◆ What is needed ◆
The line holding "93, 98, 98, 100, 100]" is the last one to output; start at the first line of the data, keep every line in between exactly, and leave out pictures.

□ □ □ □

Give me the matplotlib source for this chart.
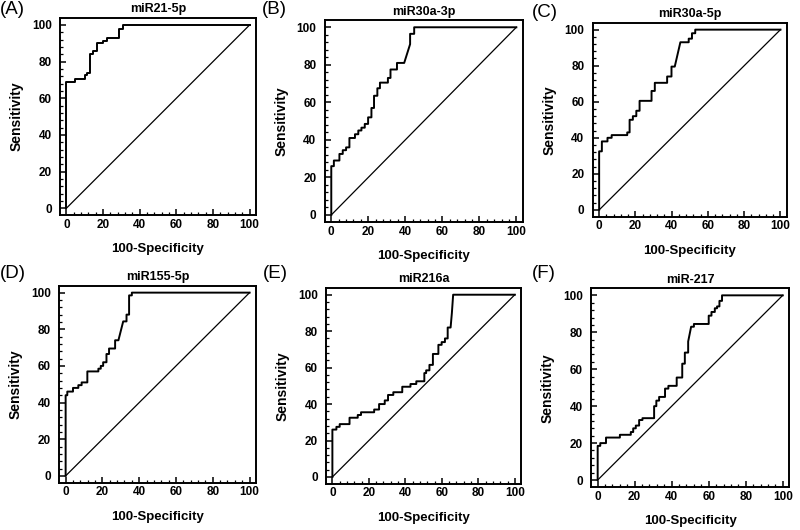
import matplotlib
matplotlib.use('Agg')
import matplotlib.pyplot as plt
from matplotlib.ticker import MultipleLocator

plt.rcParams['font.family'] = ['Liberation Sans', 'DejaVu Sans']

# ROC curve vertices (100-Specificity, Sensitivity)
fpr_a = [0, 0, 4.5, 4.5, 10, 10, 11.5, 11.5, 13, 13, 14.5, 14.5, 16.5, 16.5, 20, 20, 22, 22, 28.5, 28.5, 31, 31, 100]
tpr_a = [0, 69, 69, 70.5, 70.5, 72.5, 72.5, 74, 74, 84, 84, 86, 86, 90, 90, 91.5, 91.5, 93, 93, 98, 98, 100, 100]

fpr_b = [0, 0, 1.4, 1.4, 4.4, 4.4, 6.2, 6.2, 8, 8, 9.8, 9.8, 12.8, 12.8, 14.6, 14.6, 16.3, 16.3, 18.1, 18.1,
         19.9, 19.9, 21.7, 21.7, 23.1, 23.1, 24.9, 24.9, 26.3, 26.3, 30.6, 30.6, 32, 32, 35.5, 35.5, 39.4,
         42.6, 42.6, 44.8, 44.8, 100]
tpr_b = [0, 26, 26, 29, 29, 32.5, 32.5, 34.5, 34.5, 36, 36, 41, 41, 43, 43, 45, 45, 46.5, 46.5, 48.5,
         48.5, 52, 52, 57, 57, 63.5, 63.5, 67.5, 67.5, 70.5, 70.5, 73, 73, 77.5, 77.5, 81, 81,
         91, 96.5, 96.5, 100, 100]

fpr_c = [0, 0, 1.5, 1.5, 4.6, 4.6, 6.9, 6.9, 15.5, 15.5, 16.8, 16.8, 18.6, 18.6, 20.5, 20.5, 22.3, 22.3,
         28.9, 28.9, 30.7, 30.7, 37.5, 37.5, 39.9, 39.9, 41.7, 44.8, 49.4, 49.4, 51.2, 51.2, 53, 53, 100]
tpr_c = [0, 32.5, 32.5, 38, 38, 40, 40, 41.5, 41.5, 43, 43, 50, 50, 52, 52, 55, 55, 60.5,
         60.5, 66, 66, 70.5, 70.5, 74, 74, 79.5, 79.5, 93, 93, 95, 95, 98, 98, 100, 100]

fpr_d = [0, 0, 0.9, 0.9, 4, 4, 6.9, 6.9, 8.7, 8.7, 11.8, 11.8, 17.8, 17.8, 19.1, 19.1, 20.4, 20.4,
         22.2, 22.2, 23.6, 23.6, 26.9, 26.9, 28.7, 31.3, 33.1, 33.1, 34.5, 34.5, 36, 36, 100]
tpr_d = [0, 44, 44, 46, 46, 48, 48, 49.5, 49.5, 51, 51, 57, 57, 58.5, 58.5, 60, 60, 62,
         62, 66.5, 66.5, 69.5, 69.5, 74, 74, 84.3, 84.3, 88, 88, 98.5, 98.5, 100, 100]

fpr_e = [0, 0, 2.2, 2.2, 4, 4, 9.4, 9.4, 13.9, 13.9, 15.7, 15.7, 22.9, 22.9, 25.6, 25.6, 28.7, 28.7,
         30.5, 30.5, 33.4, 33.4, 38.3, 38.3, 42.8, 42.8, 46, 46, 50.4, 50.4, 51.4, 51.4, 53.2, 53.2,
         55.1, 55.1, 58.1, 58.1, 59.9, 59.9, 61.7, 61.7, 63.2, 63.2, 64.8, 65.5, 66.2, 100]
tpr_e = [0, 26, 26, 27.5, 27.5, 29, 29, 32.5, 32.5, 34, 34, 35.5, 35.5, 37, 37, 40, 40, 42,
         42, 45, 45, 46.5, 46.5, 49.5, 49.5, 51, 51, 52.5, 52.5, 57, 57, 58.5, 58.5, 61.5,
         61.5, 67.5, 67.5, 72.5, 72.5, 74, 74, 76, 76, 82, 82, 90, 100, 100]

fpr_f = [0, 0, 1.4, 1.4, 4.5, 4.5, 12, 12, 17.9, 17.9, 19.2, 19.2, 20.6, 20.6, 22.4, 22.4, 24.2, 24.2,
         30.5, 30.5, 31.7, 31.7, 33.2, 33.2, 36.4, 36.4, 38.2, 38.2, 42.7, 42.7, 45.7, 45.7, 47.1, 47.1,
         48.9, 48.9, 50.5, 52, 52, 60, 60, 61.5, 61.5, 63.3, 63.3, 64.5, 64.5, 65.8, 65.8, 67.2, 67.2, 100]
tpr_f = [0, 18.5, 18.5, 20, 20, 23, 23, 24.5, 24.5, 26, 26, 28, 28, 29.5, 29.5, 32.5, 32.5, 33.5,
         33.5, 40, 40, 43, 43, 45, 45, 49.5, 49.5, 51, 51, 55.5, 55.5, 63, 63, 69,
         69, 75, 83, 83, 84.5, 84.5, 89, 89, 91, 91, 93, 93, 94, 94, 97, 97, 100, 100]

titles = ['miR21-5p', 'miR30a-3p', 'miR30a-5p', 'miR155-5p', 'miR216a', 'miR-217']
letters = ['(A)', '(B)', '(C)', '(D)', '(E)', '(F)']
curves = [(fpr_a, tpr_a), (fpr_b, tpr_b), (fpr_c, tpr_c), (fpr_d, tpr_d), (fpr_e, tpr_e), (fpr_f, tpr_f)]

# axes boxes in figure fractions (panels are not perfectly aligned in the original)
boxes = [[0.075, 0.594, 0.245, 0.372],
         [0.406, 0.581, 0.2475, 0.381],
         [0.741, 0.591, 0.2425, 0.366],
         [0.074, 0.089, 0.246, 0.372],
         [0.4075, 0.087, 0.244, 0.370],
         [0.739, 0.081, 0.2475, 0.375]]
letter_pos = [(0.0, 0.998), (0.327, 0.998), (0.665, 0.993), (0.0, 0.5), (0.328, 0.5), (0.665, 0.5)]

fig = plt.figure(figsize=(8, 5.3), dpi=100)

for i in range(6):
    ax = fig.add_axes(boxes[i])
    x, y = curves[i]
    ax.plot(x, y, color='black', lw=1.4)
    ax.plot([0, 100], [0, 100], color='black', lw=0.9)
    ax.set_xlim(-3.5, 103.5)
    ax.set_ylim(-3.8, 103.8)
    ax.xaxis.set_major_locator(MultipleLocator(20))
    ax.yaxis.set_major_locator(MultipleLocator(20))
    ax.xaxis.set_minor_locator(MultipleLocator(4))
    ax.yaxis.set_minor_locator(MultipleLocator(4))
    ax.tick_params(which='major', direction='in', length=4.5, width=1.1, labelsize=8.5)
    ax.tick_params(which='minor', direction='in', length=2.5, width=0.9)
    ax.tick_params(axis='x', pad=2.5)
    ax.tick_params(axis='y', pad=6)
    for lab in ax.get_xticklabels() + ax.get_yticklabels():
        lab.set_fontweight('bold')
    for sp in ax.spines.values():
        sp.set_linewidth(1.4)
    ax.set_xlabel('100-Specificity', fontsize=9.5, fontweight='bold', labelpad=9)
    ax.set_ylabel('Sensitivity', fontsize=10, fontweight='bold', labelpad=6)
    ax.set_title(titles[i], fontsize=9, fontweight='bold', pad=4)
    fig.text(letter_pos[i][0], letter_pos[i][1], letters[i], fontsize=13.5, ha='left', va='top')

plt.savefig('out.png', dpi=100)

□ □ □ □

◆ Written answer ◆
Give me the matplotlib source for this chart.
import matplotlib
matplotlib.use('Agg')
import matplotlib.pyplot as plt
from matplotlib.ticker import MultipleLocator

plt.rcParams['font.family'] = ['Liberation Sans', 'DejaVu Sans']

# ROC curve vertices (100-Specificity, Sensitivity)
fpr_a = [0, 0, 4.5, 4.5, 10, 10, 11.5, 11.5, 13, 13, 14.5, 14.5, 16.5, 16.5, 20, 20, 22, 22, 28.5, 28.5, 31, 31, 100]
tpr_a = [0, 69, 69, 70.5, 70.5, 72.5, 72.5, 74, 74, 84, 84, 86, 86, 90, 90, 91.5, 91.5, 93, 93, 98, 98, 100, 100]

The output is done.